Australia has already proven its affection for France through the sacrifice of Aussie soldiers during World War I and II, the country's deputy prime minister claimed Monday, stoking a row over a major submarine contract.
Following French fury at Canberra's decision to abruptly cancel a multi-billion-dollar submarine contract negotiated over years, Barnaby Joyce weighed in.
"Australia doesn't need to prove their affinity and their affection and their resolute desire to look after the liberty and the freedom and the equality of France," said Joyce, who is currently acting prime minister while Scott Morrison visits Washington.
"We have tens of thousands of Australians who have either died on French soil or died protecting French soil from the countries that surround them, in both the First World War and the Second World War."
His reference to difficult periods in France's history around a century ago is unlikely to soothe French anger.
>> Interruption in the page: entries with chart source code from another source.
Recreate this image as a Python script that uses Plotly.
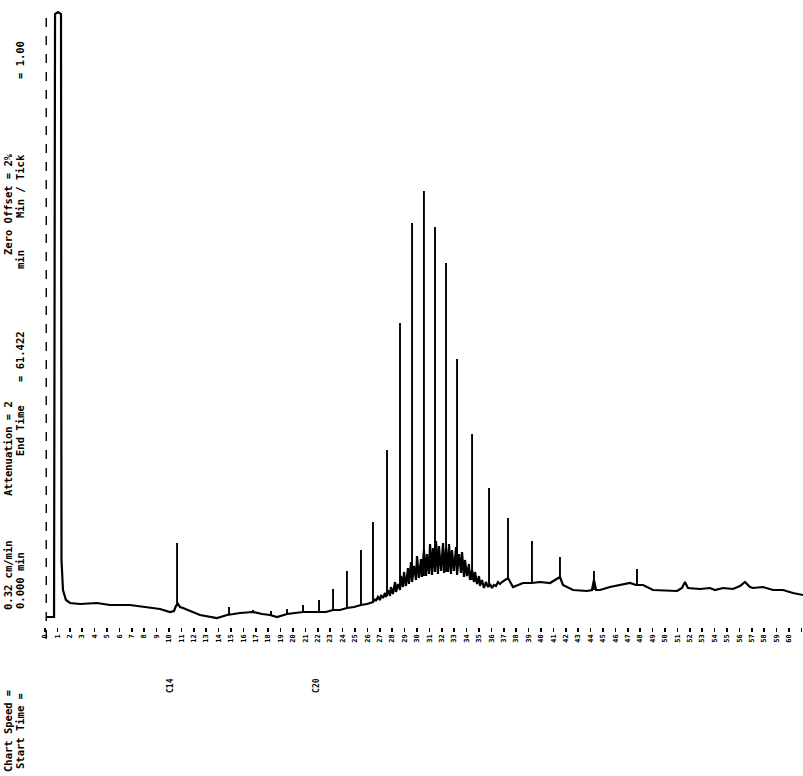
import plotly.graph_objects as go

# ---- chromatogram data (time in min, detector response in arbitrary units) ----
# continuous trace vertices (baseline, solvent front, unresolved hump)
base_t = [0.16, 0.73, 0.81, 1.05, 1.29, 1.33, 1.45, 1.69, 2.02, 2.82, 4.19, 5.24, 6.85, 8.06, 9.27,
          10.08, 10.40, 10.56, 10.73, 10.89, 11.13, 12.50, 13.87, 14.68, 15.73, 16.77, 17.50, 18.15,
          18.71, 19.52, 20.16, 20.81, 21.37, 22.10, 22.66, 23.23, 23.79, 24.35, 24.92, 25.48, 25.97,
          26.45, 26.61, 26.69, 26.85, 27.02, 27.10, 27.26, 27.42, 27.50, 27.66, 27.82, 27.90, 28.06,
          28.23, 28.31, 28.47, 28.63, 28.71, 28.87, 28.95, 29.11, 29.27, 29.35, 29.52, 29.60, 29.76,
          29.92, 30.00, 30.16, 30.32, 30.40, 30.56, 30.73, 30.81, 30.97, 31.05, 31.21, 31.29, 31.45,
          31.53, 31.69, 31.77, 31.94, 32.10, 32.18, 32.34, 32.50, 32.58, 32.74, 32.82, 32.98, 33.15,
          33.23, 33.39, 33.55, 33.63, 33.79, 33.87, 34.03, 34.19, 34.27, 34.44, 34.60, 34.68, 34.84,
          35.00, 35.08, 35.24, 35.40, 35.56, 35.73, 35.89, 36.05, 36.21, 36.37, 36.53, 36.69, 36.85,
          37.34, 37.74, 38.55, 39.27, 39.92, 40.73, 41.53, 41.77, 42.58, 43.71, 44.11, 44.27, 44.44,
          44.76, 45.56, 46.37, 47.18, 47.66, 48.23, 49.03, 50.16, 50.97, 51.37, 51.61, 51.85, 52.82,
          53.63, 54.03, 54.68, 55.48, 56.05, 56.45, 56.85, 57.10, 57.90, 58.71, 59.52, 60.32, 61.13]
base_s = [15, 15, 618, 620, 618, 72, 42, 32, 29, 28, 29, 27, 27, 25, 23,
          20, 21, 26, 28, 25, 24, 17, 14, 17, 19, 20, 18, 17,
          15, 18, 19, 20, 20, 20, 20, 22, 22, 24, 25, 27, 28,
          30, 33, 31, 35, 32, 37, 34, 39, 35, 42, 36, 45, 38,
          50, 40, 48, 42, 56, 45, 60, 46, 64, 48, 70, 50, 66,
          52, 76, 54, 73, 55, 82, 56, 78, 58, 88, 57, 84, 60,
          91, 58, 86, 61, 89, 59, 84, 60, 88, 58, 82, 61, 85,
          57, 78, 59, 80, 55, 72, 56, 68, 52, 62, 50, 60, 48,
          56, 46, 52, 44, 50, 45, 48, 44, 47, 46, 50, 48, 50,
          54, 45, 49, 49, 50, 49, 55, 47, 42, 41, 42, 52, 42,
          42, 45, 47, 49, 47, 47, 42, 41, 41, 44, 50, 44, 43,
          44, 42, 44, 43, 46, 50, 45, 44, 45, 42, 42, 39, 37]

# resolved component peaks: retention time, apex response, foot response
peak_t = [10.65, 14.84, 16.77, 18.23, 19.52, 20.81, 22.10, 23.23, 24.35, 25.48, 26.45, 27.58,
          28.63, 29.60, 30.56, 31.45, 32.34, 33.23, 34.44, 35.81, 37.34, 39.27, 41.53, 44.27, 47.74]
peak_top = [89, 25, 22, 21, 23, 27, 32, 43, 61, 82, 110, 182,
            309, 409, 441, 405, 369, 273, 198, 144, 114, 91, 75, 61, 63]
peak_foot = [26, 17, 20, 17, 18, 20, 20, 22, 24, 27, 30, 36,
             42, 50, 56, 60, 60, 57, 52, 45, 54, 49, 55, 42, 47]

tick_vals = list(range(0, 62))
tick_text = ["<b>%d</b>" % v for v in tick_vals]
inject_t = [0.0]
label_t = [10.08, 21.85]
label_txt = ["C14", "C20"]

# ---- pixel helpers for text placement (figure is 803 x 776, plot area 0..632 px tall) ----
W, H, PLOT_B = 803.0, 776.0, 632.0
X0, XPPM = 45.0, 12.4      # pixel of t=0, pixels per minute


def px_t(px):
    return (px - X0) / XPPM


def paper_x(px):
    return px / W


def paper_y(py):
    return (PLOT_B - py) / PLOT_B


fig = go.Figure()

fig.add_trace(go.Scatter(x=base_t, y=base_s, mode="lines",
                         line=dict(color="black", width=2.2), hoverinfo="skip",
                         showlegend=False))

pxs, pys = [], []
for t, top, foot in zip(peak_t, peak_top, peak_foot):
    pxs += [t, t, None]
    pys += [foot, top, None]
fig.add_trace(go.Scatter(x=pxs, y=pys, mode="lines",
                         line=dict(color="black", width=1.9), hoverinfo="skip",
                         showlegend=False))

for t in inject_t:
    fig.add_shape(type="line", xref="x", yref="paper", x0=t + 0.1, x1=t + 0.1,
                  y0=paper_y(18), y1=paper_y(648),
                  line=dict(color="black", width=1.4, dash="dash"))

mono = "DejaVu Sans Mono"
txt = [
    ("Chart Speed =", 8, 731),
    ("0.32 cm/min", 8, 575),
    ("Attenuation = 2", 8, 449),
    ("Zero Offset = 2%", 8, 204),
    ("Start Time =", 20, 731),
    ("0.000 min", 20, 581),
    ("End Time", 20, 431),
    ("= 61.422", 20, 357),
    ("min", 20, 260),
    ("Min / Tick", 20, 186),
    ("= 1.00", 20, 60),
]
for s, x, y in txt:
    fig.add_annotation(x=paper_x(x), y=paper_y(y), xref="paper", yref="paper",
                       xanchor="center", yanchor="middle",
                       text="<b>%s</b>" % s, textangle=-90, showarrow=False,
                       font=dict(family=mono, size=10.5, color="black"))

for t, s in zip(label_t, label_txt):
    fig.add_annotation(x=t, y=paper_y(685), xref="x", yref="paper", text="<b>%s</b>" % s,
                       xanchor="center", yanchor="middle",
                       textangle=-90, showarrow=False,
                       font=dict(family=mono, size=8, color="black"))

fig.update_layout(
    width=803, height=776,
    margin=dict(l=0, r=0, t=0, b=776 - 632, pad=0),
    paper_bgcolor="white", plot_bgcolor="white",
    xaxis=dict(range=[px_t(0), px_t(803)], showgrid=False, zeroline=False, showline=False,
               automargin=False,
               tickmode="array", tickvals=tick_vals, ticktext=tick_text,
               ticks="inside", ticklen=4, tickwidth=1.5, tickcolor="black",
               tickangle=-90, tickfont=dict(family=mono, size=7, color="black")),
    yaxis=dict(range=[0, 632], visible=False, automargin=False),
)

fig.write_html("out.html", config={"displayModeBar": False, "staticPlot": True},
               post_script="document.body.style.margin='0';document.body.style.overflow='hidden';")
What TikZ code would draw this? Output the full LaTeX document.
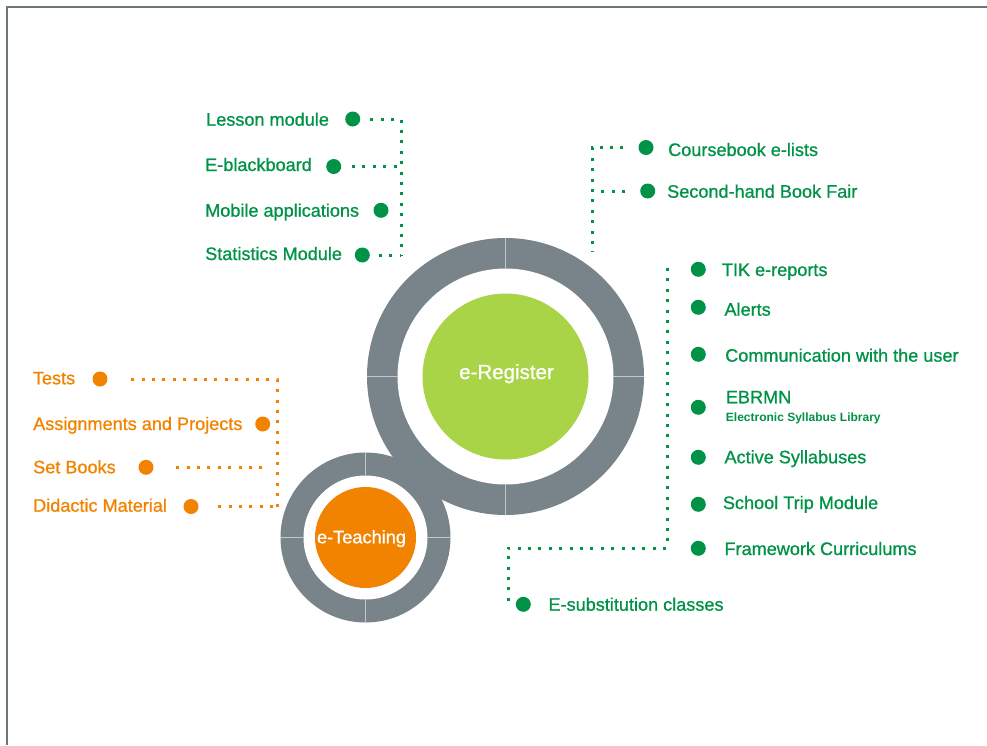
\documentclass[tikz,border=0pt]{standalone}
\usepackage{fontspec}
\setmainfont{Liberation Sans}[BoldFont={Liberation Sans}, BoldFeatures={FakeBold=0.9}]
\newfontfamily\libbold{Liberation Sans Bold}
\definecolor{regreen}{RGB}{0,146,70}
\definecolor{teorange}{RGB}{242,131,0}
\definecolor{reglime}{RGB}{170,212,72}
\definecolor{ringgray}{RGB}{121,131,138}
\definecolor{framegray}{RGB}{108,118,125}
\tikzset{
  glabel/.style={anchor=base west, inner sep=0pt, text=regreen, font=\bfseries\fontsize{18.1}{22}\selectfont},
  olabel/.style={glabel, text=teorange},
  gdot/.style={circle, fill=regreen, minimum size=15pt, inner sep=0pt},
  odot/.style={gdot, fill=teorange},
  gdots/.style={draw=regreen, line width=3pt, dash pattern=on 3pt off 7.4pt},
  odots/.style={gdots, draw=teorange},
  divider/.style={draw=ringgray!45!white, line width=0.8pt}
}
\begin{document}
\begin{tikzpicture}[x=1pt,y=-1pt]
    \useasboundingbox (0,0) rectangle (987,745);
    \draw[framegray, line width=2.3pt] (7,745) -- (7,7.3) -- (987,7.3);
    \fill[ringgray] (505.5,376.5) circle (138.5);
    \fill[ringgray] (365.5,537.5) circle (85);
    \fill[white] (505.5,376.5) circle (108);
    \fill[white] (365.5,537.5) circle (62);
    \fill[reglime] (505.5,376.5) circle (83);
    \fill[teorange] (365.5,537.5) circle (50.5);
    \foreach \a in {0,90,180,270} {
        \draw[divider] (505.5,376.5) ++(\a:108) -- ++(\a:30.5);
        \draw[divider] (365.5,537.5) ++(\a:62) -- ++(\a:23);
    }
    \node[anchor=base, text=white, font=\bfseries\fontsize{20.5}{24}\selectfont] (reg) at (506.5,379) {e-Register};
    \node[anchor=base, text=white, font=\bfseries\fontsize{18.2}{22}\selectfont] (teach) at (361.5,543.3) {e-Teaching};

    \node[glabel] (lesson) at (206,125.7) {Lesson module};
    \node[gdot] (dlesson) at (352.7,119) {};
    \node[glabel] (board) at (205,171) {E-blackboard};
    \node[gdot] (dboard) at (333.7,166.5) {};
    \node[glabel] (mobile) at (205,216.7) {Mobile applications};
    \node[gdot] (dmobile) at (381,210.3) {};
    \node[glabel] (stat) at (205,260) {Statistics Module};
    \node[gdot] (dstat) at (362.3,255) {};
    \coordinate (lsT) at (401,119);
    \coordinate (lsB) at (401,255);
    \draw[gdots, shorten <=10pt] (dlesson.east) -- (lsT) -- (lsB);
    \draw[gdots, shorten <=10.5pt] (dboard.east) -- (lsT |- dboard.east);
    \draw[gdots, shorten <=9pt] (dstat.east) -- (lsB);

    \node[glabel] (course) at (668,156) {Coursebook e-lists};
    \node[gdot] (dcourse) at (646,147.5) {};
    \node[glabel] (fair) at (667,197.7) {Second-hand Book Fair};
    \node[gdot] (dfair) at (647.7,191) {};
    \coordinate (cbT) at (592,147.5);
    \coordinate (cbB) at (592,252);
    \draw[gdots, shorten <=15pt] (dcourse.west) -- (cbT) -- (cbB);
    \draw[gdots, shorten <=15pt, shorten >=8.5pt] (dfair.west) -- (cbT |- dfair.west);

    \node[glabel] (tik) at (721.7,276) {TIK e-reports};
    \node[gdot] (dtik) at (698.3,269.3) {};
    \node[glabel] (alerts) at (724.3,315.7) {Alerts};
    \node[gdot] (dalerts) at (698.3,307.3) {};
    \node[glabel] (comm) at (725,361.7) {Communication with the user};
    \node[gdot] (dcomm) at (698.3,354.3) {};
    \node[glabel] (ebrmn) at (725.7,403.3) {EBRMN};
    \node[glabel, font=\libbold\fontsize{12}{14}\selectfont] (library) at (725.7,421) {Electronic Syllabus Library};
    \node[gdot] (debrmn) at (698.3,407.3) {};
    \node[glabel] (active) at (724.3,463.3) {Active Syllabuses};
    \node[gdot] (dactive) at (698.3,457.3) {};
    \node[glabel] (trip) at (722.7,509) {School Trip Module};
    \node[gdot] (dtrip) at (698.3,504.3) {};
    \node[glabel] (frame) at (724.3,555) {Framework Curriculums};
    \node[gdot] (dframe) at (698.3,548.3) {};
    \node[glabel] (subst) at (548.3,610.7) {E-substitution classes};
    \node[gdot] (dsubst) at (523.3,604.3) {};
    \coordinate (rT) at (667,268);
    \coordinate (rL) at (508,548);
    \draw[gdots, shorten >=7.5pt] (rT) |- (rL) |- (dsubst.west);

    \node[olabel] (tests) at (32.7,384.3) {Tests};
    \node[odot] (dtests) at (100,379) {};
    \node[olabel] (assign) at (33,430) {Assignments and Projects};
    \node[odot] (dassign) at (262.7,424) {};
    \node[olabel] (books) at (33,473.3) {Set Books};
    \node[odot] (dbooks) at (146,467.3) {};
    \node[olabel] (didactic) at (33,511.7) {Didactic Material};
    \node[odot] (ddidactic) at (191,506.5) {};
    \coordinate (tsT) at (277,379);
    \coordinate (tsB) at (277,506.5);
    \draw[odots, shorten <=23.5pt] (dtests.east) -- (tsT) -- (tsB);
    \draw[odots, shorten <=22.5pt, shorten >=15pt] (dbooks.east) -- (tsT |- dbooks.east);
    \draw[odots, shorten <=19.5pt] (ddidactic.east) -- (tsB);
\end{tikzpicture}
\end{document}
Paris has repeatedly lashed out at Australia and the United States after Canberra last week backed out of a major deal to buy 12 conventional French submarines, instead choosing to acquire American nuclear-powered vessels after secret talks.
French President Emmanuel Macron has recalled France's ambassadors to Canberra and Washington, while French officials have accused the nations of lying over a linked defence alliance that also includes Britain.
Canberra has stressed the importance of ties with France but defended the decision as in Australia's national interest, which comes as the nation looks to counter the rising influence of China in the Asia-Pacific region.